On r/photography, user u/iusemydogshampoo posted their experience with his Lightroom catalog crashing. “My Lightroom catalog completely died last month. Corrupted beyond repair. Tried everything: repair tool, backups, recovery software. Nothing worked,” the user wrote. However, while looking for solutions online, none seemed easy, fast or had a good interface with which to work. So, despite an upcoming deadline, the user chose to create a simple tool that can “extract the Lightroom data” from their “exported JPGs.”

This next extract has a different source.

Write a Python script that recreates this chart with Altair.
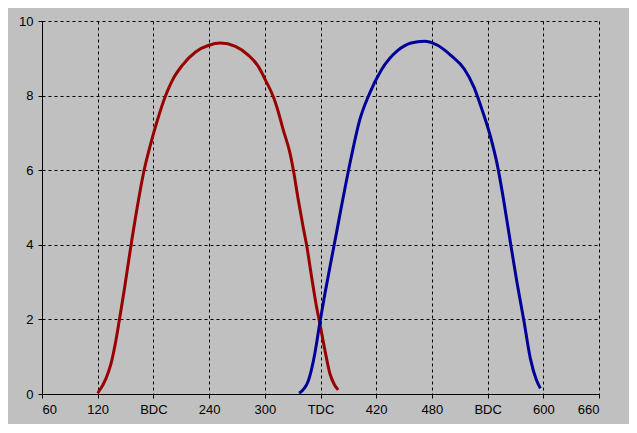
import altair as alt
import pandas as pd

# Red curve (first event)
red_x = [120, 129, 134.4, 139.7, 143.3, 148.6, 154, 156.9, 161.5, 170, 177.2, 184.3, 193.3, 200.4,
         211.1, 225.4, 239.7, 252.2, 268.3, 282.5, 293.3, 300.4, 309.3, 312.9, 320, 327.2,
         330.8, 336.1, 341.5, 345, 350.4, 355.7, 359.2, 364.7, 370.1, 375, 379]
red_y = [0.02, 0.42, 0.82, 1.45, 1.98, 2.79, 3.68, 4.15, 4.85, 6.0, 6.72, 7.34, 8.01, 8.41,
         8.81, 9.17, 9.35, 9.41, 9.32, 9.08, 8.77, 8.43, 7.96, 7.7, 7.07, 6.45,
         6.0, 5.2, 4.45, 4.0, 3.14, 2.34, 1.9, 1.18, 0.55, 0.25, 0.11]

# Blue curve (second event)
blue_x = [337, 346.8, 354, 359.2, 364.7, 371.8, 377.2, 382.5, 393.2, 402.2, 412.9, 425.4, 443.3,
          457.5, 471.9, 486.1, 500.4, 514.7, 525.4, 534.3, 543.2, 550.4, 557.6, 564.7, 571.8,
          579, 586.1, 592.5, 596.8]
blue_y = [0.02, 0.35, 1.1, 1.9, 2.68, 3.62, 4.32, 5.02, 6.36, 7.34, 8.06, 8.68, 9.21,
          9.41, 9.46, 9.35, 9.08, 8.72, 8.22, 7.6, 6.89, 6.15, 5.15, 4.04, 2.97,
          1.98, 0.95, 0.38, 0.15]

tick_values = [60, 120, 180, 240, 300, 360, 420, 480, 540, 600, 660]
tick_labels = ["60", "120", "BDC", "240", "300", "TDC", "420", "480", "BDC", "600", "660"]
y_ticks = [0, 2, 4, 6, 8, 10]

df = pd.concat([
    pd.DataFrame({"angle": red_x, "value": red_y, "series": "red", "order": range(len(red_x))}),
    pd.DataFrame({"angle": blue_x, "value": blue_y, "series": "blue", "order": range(len(blue_x))}),
])

label_expr = " : ".join(
    f"datum.value == {v} ? '{l}'" for v, l in zip(tick_values, tick_labels)
) + " : datum.label"

chart = alt.Chart(df).mark_line(strokeWidth=3, interpolate="monotone").encode(
    x=alt.X("angle:Q", scale=alt.Scale(domain=[60, 660], nice=False, zero=False),
            axis=alt.Axis(values=tick_values, labelExpr=label_expr, title=None,
                          grid=True)),
    y=alt.Y("value:Q", scale=alt.Scale(domain=[0, 10], nice=False),
            axis=alt.Axis(values=y_ticks, title=None, grid=True)),
    color=alt.Color("series:N", scale=alt.Scale(domain=["red", "blue"], range=["#990000", "#000099"]),
                    legend=None),
    detail="series:N",
    order="order:Q",
).properties(
    width=557,
    height=373,
    background="#c0c0c0",
    autosize=alt.AutoSizeParams(type="none"),
    padding={"left": 34, "top": 13, "right": 30, "bottom": 30},
).configure_view(
    stroke=None,
).configure_axis(
    domainColor="#000000",
    domainWidth=1,
    tickColor="#000000",
    tickSize=4,
    labelColor="#000000",
    labelFont="Liberation Sans",
    labelFontSize=13,
    labelPadding=5,
    gridColor="#000000",
    gridDash=[3, 3],
    gridWidth=1,
    gridOpacity=1,
)

chart.save("out.html", embed_options={"renderer": "svg", "actions": False})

Titled Colorsuit.app, this is a separate website that opens on your browser, and one that can directly run on a computer. How does it work? It is pretty straightforward. “Just drag any JPG that contains Lightroom data, and it extracts,” the user wrote. Some of its features include:
- The XMP data (one can download it for Lightroom)
- LUTs for videos
- Camera settings
In addition, the landing page of the website also has “before and after” examples that allow one to see the color grading details. This way, you can figure how different post-processing impacts a RAW file.
The best part is that this tool is free of cost. You do not have to sign up; no need to pay through your pockets or have a seven-day trial. “It’s free and always will be,” the creator says. In addition, u/iusemydogshampoo is also open to help you further if you meet with a challenge during your use of the website.
The interface is simple and clean, while the overall effort has been widely appreciated by users on Reddit. “This is so unbelievably good. fast, clear, easy, great UX – does what it says on the tin,” said one user. “I cannot express with words how happy I am that you exist. The hero we need!” another chimed in.
However, the entire post further highlights how we need companies like Adobe to set up and offer more solutions to their customers. It should not be the job of consumers to create tech despite them paying rising subscription fees to access software for their work. Furthermore, if you are unable to find or restore files, then you might as well simply charge a small subscription fee. Creating software that is unable to recover existing presets only proves how billion-dollar empires are unable to assess their own products and their flaws.
This is also why the Phoblographer team has switched to Capture One, which is far more efficient and has no hidden fees in the subscription plans. If only companies did better than focusing on monopoly, we might soon find ourselves in a Utopian world.